Lab metrics need to be Stable and Elastic.
Lab Fewer data points than RUM
This can put them at odds with being Simple and Interpretable. They don’t require Realtime. Care should be put into handling user input.
First, in the lab, where we do performance testing before shipping to customers. There’s far less data in the lab than in the real world, so it’s much more important that lab metrics be stable and elastic than field metrics. Let’s take the example of first contentful paint. It’s very simple (first text or image painted on the screen) but it’s not very elastic, since things like shifts in viewport can change the value a lot, and it’s not very stable, since race conditions in which element is painted first can randomize the value. In the field, the large volume of data makes up for this. But in the lab, we can consider alternatives. One alternative Chrome uses is to monitor CPU time to first contentful paint instead of wall time, since it’s more stable and elastic, but it’s clearly less representative of user experience.
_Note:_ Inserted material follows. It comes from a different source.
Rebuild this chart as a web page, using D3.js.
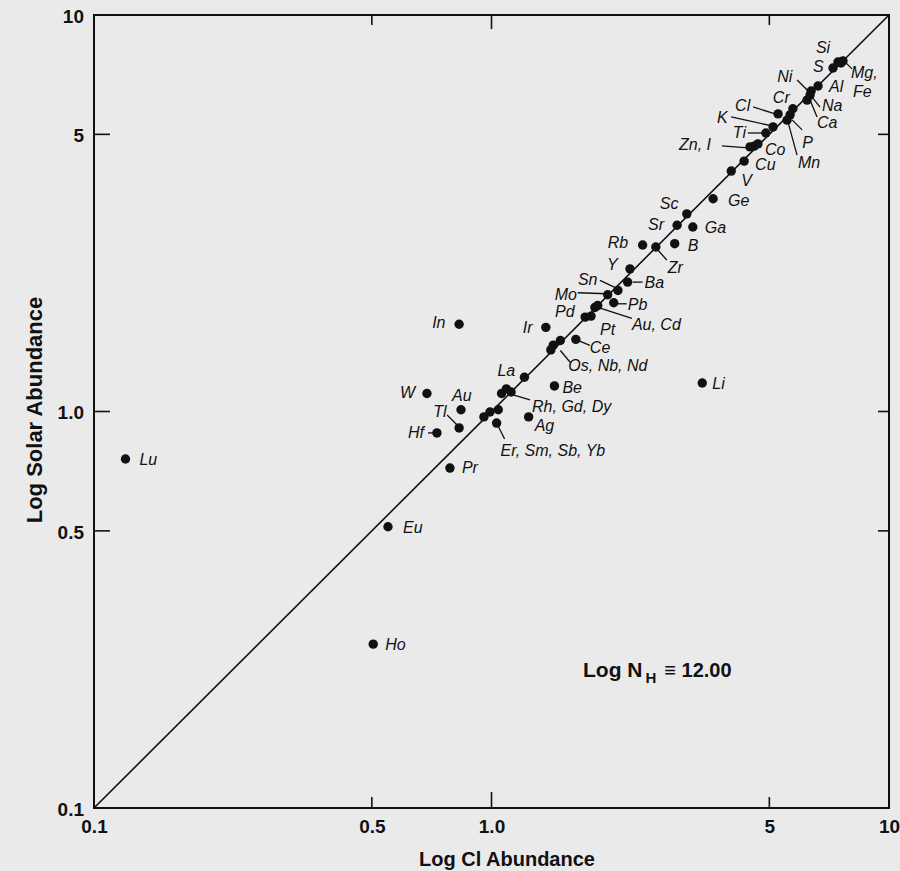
<!DOCTYPE html>
<html><head><meta charset="utf-8">
<script src="https://cdnjs.cloudflare.com/ajax/libs/d3/7.8.5/d3.min.js"></script>
<style>
html,body{margin:0;padding:0;background:#eaeaea;}
svg{display:block;}
text{font-family:"Liberation Sans",Arial,Helvetica,sans-serif;fill:#111;}
</style></head>
<body>
<svg id="chart" width="900" height="871"></svg>
<script>
// ---- data ----
const elements = ["Si","Mg","Fe","S","Al","Ni","Na","Ca","Cr","P","Mn","Cl","K","Ti","Zn","I","Co","Cu","V","Ge","Sc","Ga","Sr","Rb","B","Zr","Y","Ba","Sn","Mo","Pb","Au2","Cd","Pd","Pt","Ir","Ce","Os","Nb","Nd","La","Be","Rh","Gd","Dy","Er","Sm","Sb","Yb","Ag","In","W","Au","Tl","Hf","Pr","Lu","Eu","Ho","Li"];
const clAbundance = [7.44,7.66,7.57,7.23,6.63,6.37,6.33,6.22,5.73,5.64,5.54,5.26,5.11,4.90,4.47,4.58,4.68,4.32,4.01,3.61,3.10,3.21,2.93,2.40,2.89,2.59,2.23,2.20,2.08,1.96,2.03,1.85,1.82,1.72,1.78,1.37,1.63,1.49,1.43,1.41,1.21,1.44,1.06,1.09,1.12,0.957,0.991,1.04,1.03,1.24,0.829,0.688,0.838,0.829,0.729,0.786,0.120,0.549,0.504,3.39];
const solarAbundance = [7.61,7.66,7.57,7.35,6.62,6.43,6.28,6.10,5.80,5.60,5.43,5.63,5.22,5.04,4.65,4.67,4.73,4.28,4.04,3.44,3.15,2.92,2.95,2.63,2.65,2.60,2.29,2.12,2.02,1.97,1.88,1.85,1.83,1.73,1.74,1.63,1.52,1.51,1.47,1.43,1.22,1.16,1.11,1.14,1.12,0.969,0.997,1.01,0.935,0.969,1.66,1.11,1.01,0.909,0.883,0.720,0.759,0.512,0.259,1.18];
const tickValues = [0.1,0.5,1,5,10];
const tickLabels = ["0.1","0.5","1.0","5","10"];
const diagonal = [0.1,10];
const xTitle = "Log Cl Abundance";
const yTitle = "Log Solar Abundance";

// ---- label layout (offsets from the referenced point) ----
const labels = [
 {t:"Si",r:"Si",dx:-22,dy:-9},
 {t:"S",r:"S",dx:-20,dy:4},
 {t:"Mg,",r:"Mg",dx:8,dy:17,l:[3,2,9,8]},
 {t:"Fe",r:"Fe",dx:12,dy:34},
 {t:"Ni",r:"Ni",dx:-34,dy:-9,l:[-14,-11,-3,0]},
 {t:"Al",r:"Al",dx:11,dy:6},
 {t:"Cr",r:"Cr",dx:-20,dy:-6},
 {t:"Na",r:"Na",dx:12,dy:16,l:[2,2,10,12]},
 {t:"Ca",r:"Ca",dx:10,dy:28,l:[3,0,10,17]},
 {t:"Cl",r:"Cl",dx:-43,dy:-3,l:[-25,-7,-3,0]},
 {t:"K",r:"K",dx:-56,dy:-4,l:[-42,-10,-1,-1]},
 {t:"Ti",r:"Ti",dx:-33,dy:5,l:[-18,0,-2,0]},
 {t:"Zn, I",r:"Zn",dx:-71,dy:3,l:[-28,-1,-2,1]},
 {t:"Co",r:"Co",dx:7,dy:11},
 {t:"Cu",r:"Cu",dx:11,dy:9},
 {t:"P",r:"P",dx:12,dy:33,l:[2,5,12,15]},
 {t:"Mn",r:"Mn",dx:11,dy:48,l:[1,2,10,35]},
 {t:"V",r:"V",dx:10,dy:15},
 {t:"Ge",r:"Ge",dx:15,dy:7},
 {t:"Sc",r:"Sc",dx:-27,dy:-5},
 {t:"Ga",r:"Ga",dx:12,dy:6},
 {t:"Sr",r:"Sr",dx:-29,dy:5},
 {t:"Rb",r:"Rb",dx:-35,dy:3},
 {t:"B",r:"B",dx:13,dy:7},
 {t:"Zr",r:"Zr",dx:12,dy:26,l:[2,3,11,13]},
 {t:"Y",r:"Y",dx:-23,dy:1},
 {t:"Ba",r:"Ba",dx:17,dy:6,l:[5,0,15,0]},
 {t:"Sn",r:"Sn",dx:-40,dy:-5,l:[-18,-10,-1,-2]},
 {t:"Mo",r:"Mo",dx:-53,dy:5,l:[-30,-2,-1,-1]},
 {t:"Pb",r:"Pb",dx:14,dy:7,l:[4,1,13,1]},
 {t:"Pd",r:"Pd",dx:-30,dy:0},
 {t:"Au, Cd",r:"Cd",dx:37,dy:23,l:[3,0,37,11]},
 {t:"Pt",r:"Pt",dx:9,dy:19},
 {t:"Ir",r:"Ir",dx:-23,dy:6},
 {t:"Ce",r:"Ce",dx:14,dy:14,l:[2,1,14,6]},
 {t:"Os, Nb, Nd",r:"Os",dx:8,dy:30,l:[0,10,10,22]},
 {t:"La",r:"La",dx:-27,dy:-1},
 {t:"Be",r:"Be",dx:8,dy:7},
 {t:"Rh, Gd, Dy",r:"Dy",dx:21,dy:20,l:[2,3,19,8]},
 {t:"W",r:"W",dx:-27,dy:4},
 {t:"Au",r:"Au",dx:-9,dy:-9},
 {t:"Tl",r:"Tl",dx:-26,dy:-11,l:[-12,-13,-1,-2]},
 {t:"Hf",r:"Hf",dx:-29,dy:5,l:[-9,0,-4,0]},
 {t:"Ag",r:"Ag",dx:6,dy:14},
 {t:"Er, Sm, Sb, Yb",r:"Yb",dx:4,dy:33,l:[1,2,8,16]},
 {t:"Pr",r:"Pr",dx:12,dy:5},
 {t:"Lu",r:"Lu",dx:14,dy:6},
 {t:"Eu",r:"Eu",dx:15,dy:6},
 {t:"Ho",r:"Ho",dx:12,dy:6},
 {t:"Li",r:"Li",dx:10,dy:6},
 {t:"In",r:"In",dx:-27,dy:4}
];

const svg = d3.select("#chart");
const L=94,R=889,T=15,B=808;
const x = d3.scaleLog().domain([0.1,10]).range([L,R]);
const y = d3.scaleLog().domain([0.1,10]).range([B,T]);

const pts = elements.map((e,i)=>({e, xv:clAbundance[i], yv:solarAbundance[i]}));
const byName = {}; pts.forEach(p=>byName[p.e]=p);

// frame
svg.append("rect").attr("x",x(0.1)).attr("y",y(10))
  .attr("width",x(10)-x(0.1)).attr("height",y(0.1)-y(10))
  .attr("fill","none").attr("stroke","#111").attr("stroke-width",2);

// inner ticks
const inner = [0.5,1,5];
const g = svg.append("g").attr("stroke","#111").attr("stroke-width",1.6);
inner.forEach(v=>{
  const lb = v===1?16:11;
  g.append("line").attr("x1",x(v)).attr("x2",x(v)).attr("y1",B).attr("y2",B-lb);
  g.append("line").attr("y1",y(v)).attr("y2",y(v)).attr("x1",L).attr("x2",L+16);
  g.append("line").attr("y1",y(v)).attr("y2",y(v)).attr("x1",R).attr("x2",R-11);
  g.append("line").attr("x1",x(v)).attr("x2",x(v)).attr("y1",T).attr("y2",T+(v===1?14:10));
});

// axis labels via d3 axes
const ax = svg.append("g").attr("transform",`translate(0,${B})`)
  .call(d3.axisBottom(x).tickValues(tickValues).tickSize(0).tickFormat((d,i)=>tickLabels[i]));
ax.select(".domain").remove();
ax.selectAll("text").attr("y",25).attr("dy",null)
  .style("font-size","19px").style("font-weight","bold").style("font-family","Liberation Sans, Arial, sans-serif");
const ay = svg.append("g").attr("transform",`translate(${L},0)`)
  .call(d3.axisLeft(y).tickValues(tickValues).tickSize(0).tickPadding(10).tickFormat((d,i)=>tickLabels[i]));
ay.select(".domain").remove();
ay.selectAll("text").attr("dy","0.38em")
  .style("font-size","19px").style("font-weight","bold").style("font-family","Liberation Sans, Arial, sans-serif");

// diagonal
svg.append("line").attr("x1",x(diagonal[0])).attr("y1",y(diagonal[0]))
  .attr("x2",x(diagonal[1])).attr("y2",y(diagonal[1]))
  .attr("stroke","#111").attr("stroke-width",1.6);

// leaders
svg.append("g").selectAll("line").data(labels.filter(d=>d.l)).join("line")
  .attr("x1",d=>x(byName[d.r].xv)+d.l[0]).attr("y1",d=>y(byName[d.r].yv)+d.l[1])
  .attr("x2",d=>x(byName[d.r].xv)+d.l[2]).attr("y2",d=>y(byName[d.r].yv)+d.l[3])
  .attr("stroke","#111").attr("stroke-width",1.3);

// points
svg.append("g").selectAll("circle").data(pts).join("circle")
  .attr("cx",d=>x(d.xv)).attr("cy",d=>y(d.yv)).attr("r",4.7).attr("fill","#111");

// labels
svg.append("g").selectAll("text").data(labels).join("text")
  .attr("x",d=>x(byName[d.r].xv)+d.dx).attr("y",d=>y(byName[d.r].yv)+d.dy)
  .style("font-size","16px").style("font-style","italic").text(d=>d.t);

// titles
svg.append("text").attr("x",507).attr("y",866).attr("text-anchor","middle")
  .style("font-size","20px").style("font-weight","bold").text(xTitle);
svg.append("text").attr("transform","translate(42,410) rotate(-90)").attr("text-anchor","middle")
  .style("font-size","22px").style("font-weight","bold").text(yTitle);

// annotation
const ann = svg.append("text").attr("x",583).attr("y",677)
  .style("font-size","20px").style("font-weight","bold");
ann.append("tspan").style("font-size","21px").text("Log N");
ann.append("tspan").attr("dx",3).attr("dy",6).style("font-size","15px").text("H");
ann.append("tspan").attr("dx",8).attr("dy",-6).text("\u2261 12.00");
</script>
</body></html>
Another issue to be aware of in the lab is that timing for tests which require user input is quite difficult. Let’s say we wanted to write a performance test for first input delay. A simple approach would be to wait say, 3 seconds and click and element and measure the queueing time. But what happens in practice with a test like that is that work ends up being shifted after our arbitrary 3 second mark so that the benchmark does not regress, because developers assume we have a good reason for wanting an input in the first 3 seconds to be processed quickly. We could randomize the input time, but then the metric will be much less stable. So instead we wrote a metric that computes when the page will likely be interactable. This is Time to Interactive, and it’s what we use in the lab. But FID is much simpler and more accurate for RUM, which is why we have the two metrics.